Beach closures have become a flashpoint in California and Florida, where decisions have been made on a county-by-county basis. In response to large crowds that flocked to some California beaches amid a heatwave last weekend, Gov. Gavin Newsom ordered Orange County beaches to close. The Huntington Beach City Council responded by voting to seek an injunction that would block the governor’s order. 

California adopted stay-at-home mandates earlier than many other states and has had real success limiting spread of the virus. The concern is that if beaches reopen too soon and draw large crowds, coronavirus infections will spike again. 

No local lawmaker wants to draw a comparison to the fictional Amity Island mayor, of the horror movie Jaws, who opens his town’s beaches while a man-eating shark is on the prowl. But  officials are also mindful of their residents’ quarantine fatigue and the negative economic impacts of extended beach closures.    

Rehoboth Beach, for example, draws approximately 40% of its annual $17 million operating budget from parking fees collected during the summer months, Kuhns said.

“If the tourism isn’t coming, that’s huge,” he said.

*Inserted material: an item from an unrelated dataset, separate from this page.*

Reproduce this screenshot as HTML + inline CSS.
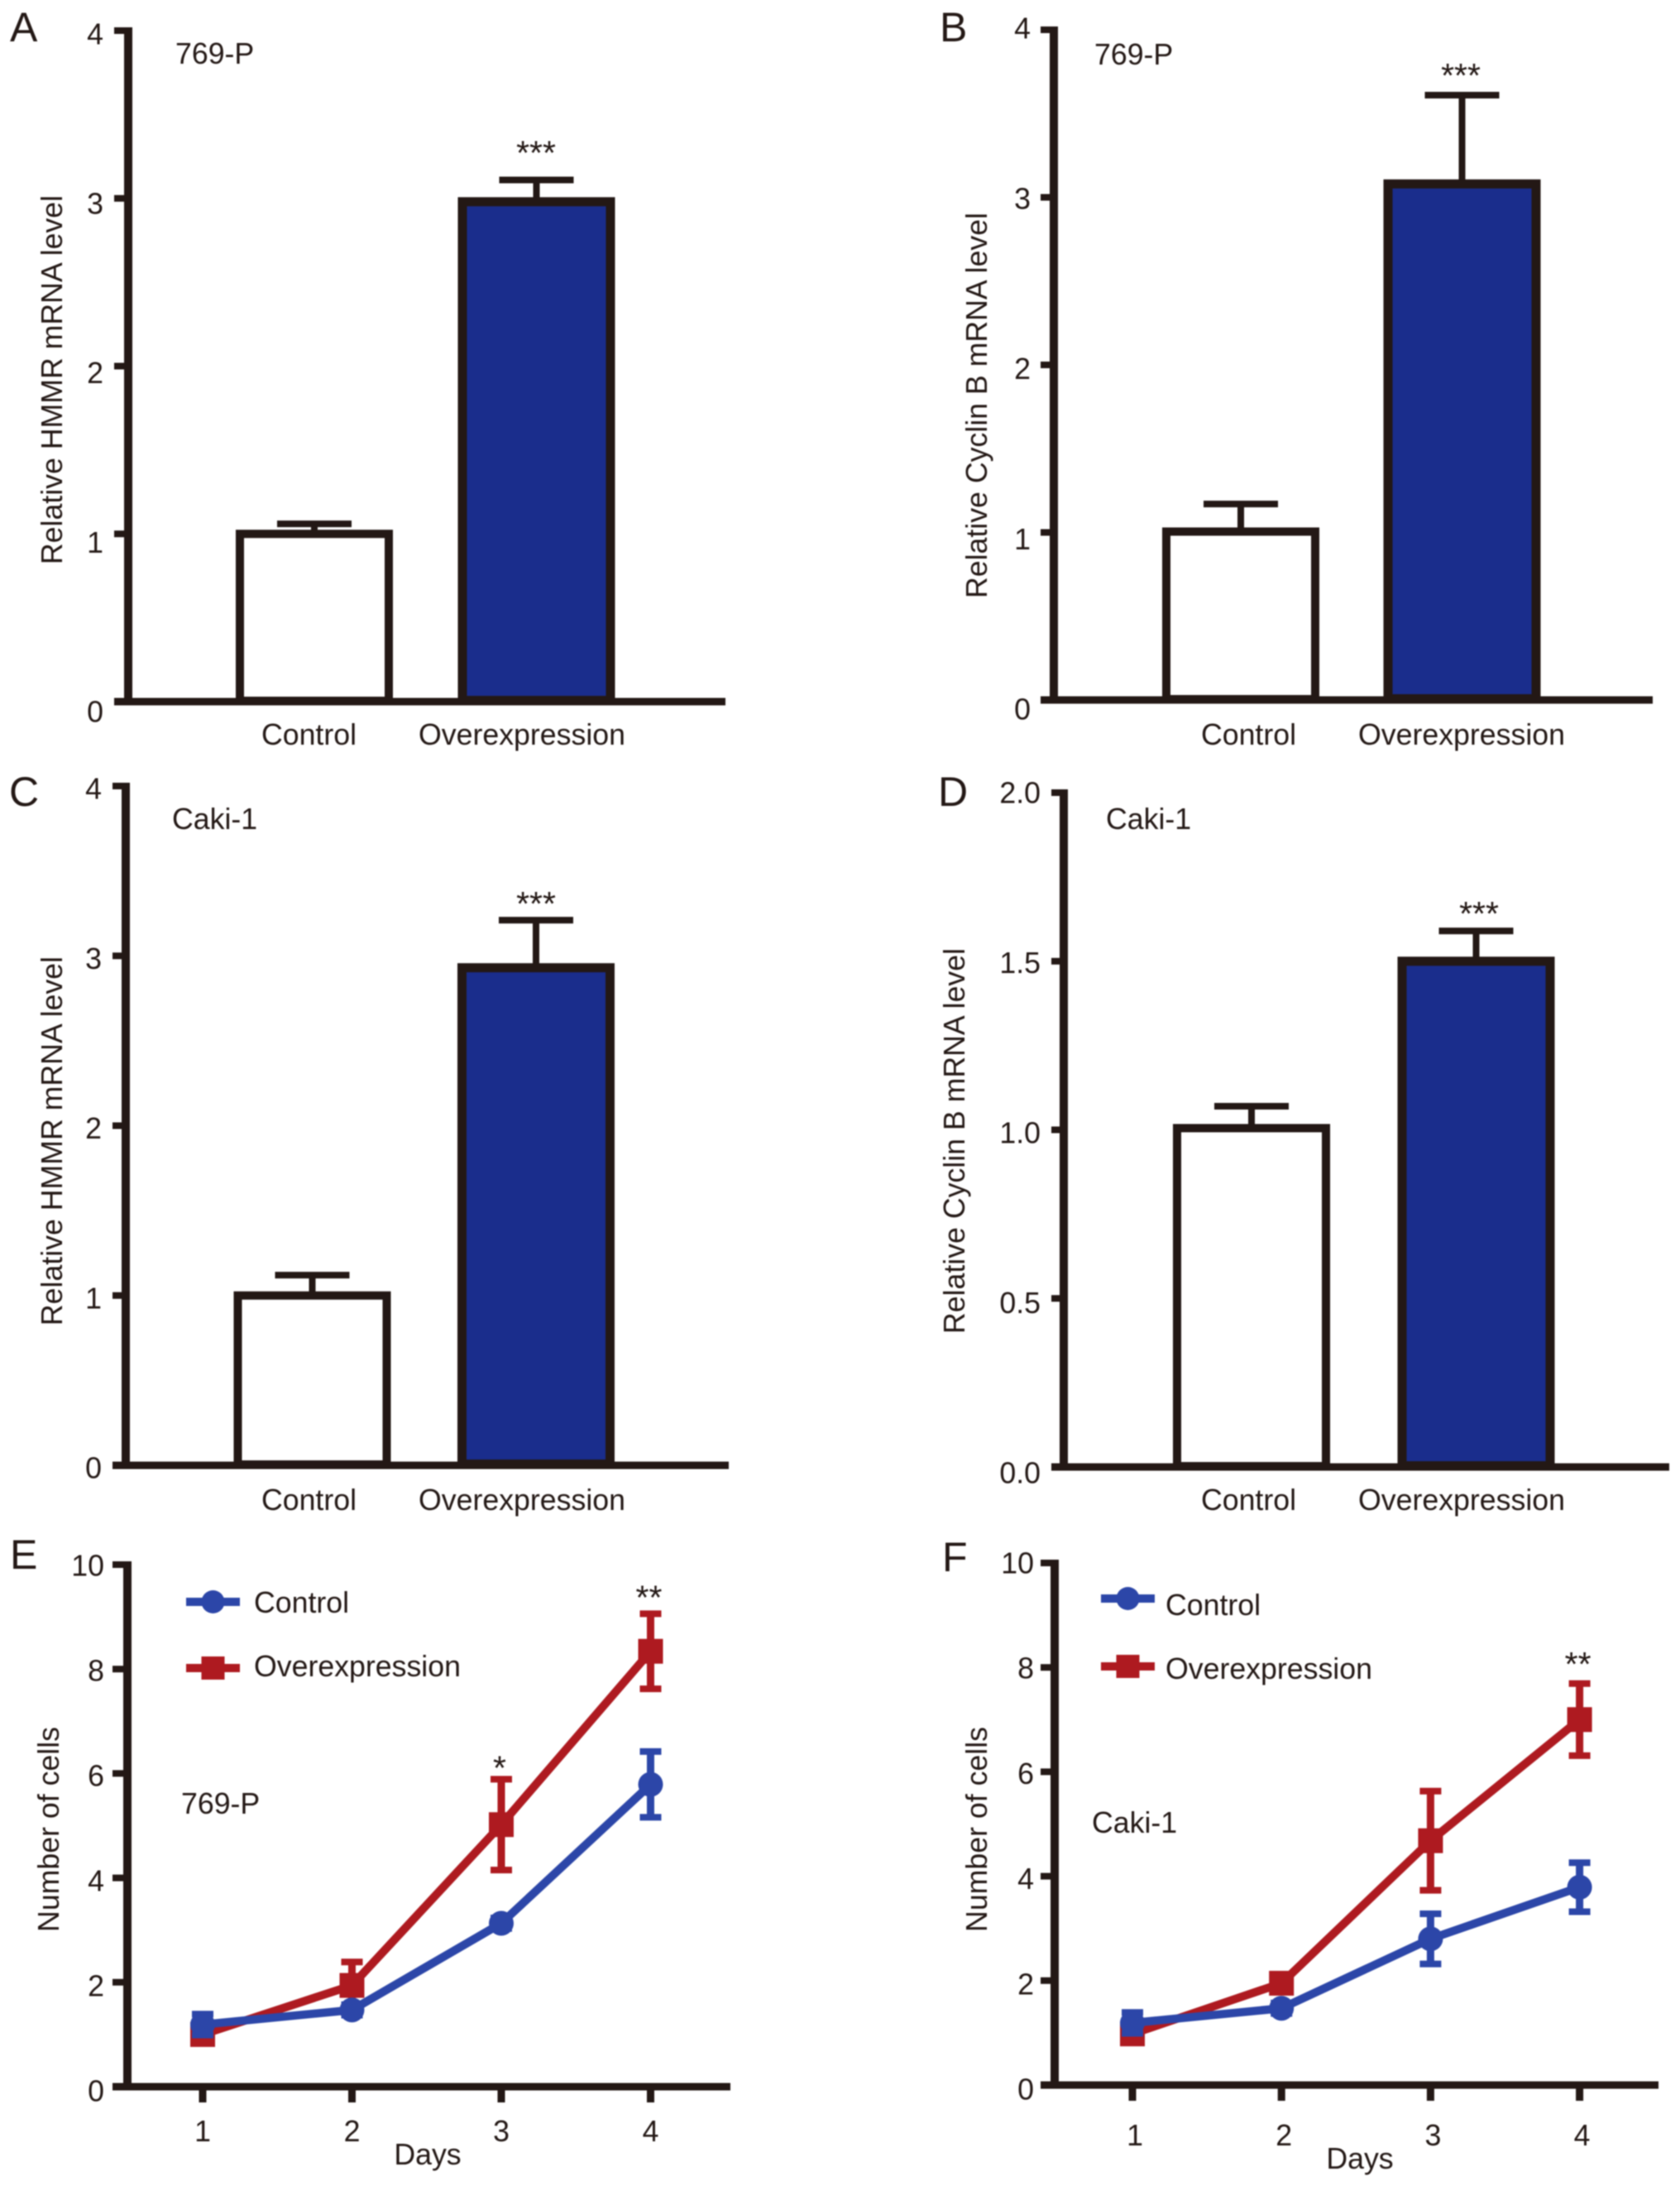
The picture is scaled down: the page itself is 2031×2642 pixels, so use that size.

In Delaware, Carney said he has been in discussion with Larry Hogan, the governor of neighboring Maryland, to try and reopen in a coordinated fashion so would-be beachgoers don’t flock over state borders if beaches in their state remain closed.

In Ocean City, Maryland, which draws the majority of its 8 million visitors each year in the summer months, local lawmakers said they will have to be nimble with their reopening game plan.

Ocean City Mayor Rick Meehan this week renewed the city’s restriction on beach and boardwalk access through May 15 and restrictions on short term rentals through May 22, the Friday heading into the holiday weekend.

“We are doing everything we can do to be prepared when some of these orders are lifted and we can welcome everybody back and make sure everybody knows that we are going to have every safety precaution in place that we possibly can for the summer,” Meehan told WBAL-TV.

The city’s plan for reopening envisions phased reopening of small shops in late May or early June, reopening of restaurants with social distancing requirements and resumption of some public events in late June or early July.

“Our hope is that July 4th will be the new Memorial Day and that the July, August, and September portion of the season will resemble typical seasons,” read a memo on reopening that was prepared by City Manager Doug Miller.

Just because beaches are allowed to reopen doesn’t mean some communities will welcome tourists with open arms. In South Carolina, some popular beach towns have opted to remain closed to outsiders for the time being even after Gov. Henry McMaster rescinded his order banning beach access.

Regardless of when beaches reopen to the public, local officials expect some social distancing guidelines to remain in effect. It might be some time before restaurants are allowed to serve dine-in customers, or public events like Rehoboth Beach’s summer concert series resume, Kuhn said. 

“It’s going to be a different summer than what we are used to,” Kuhns said.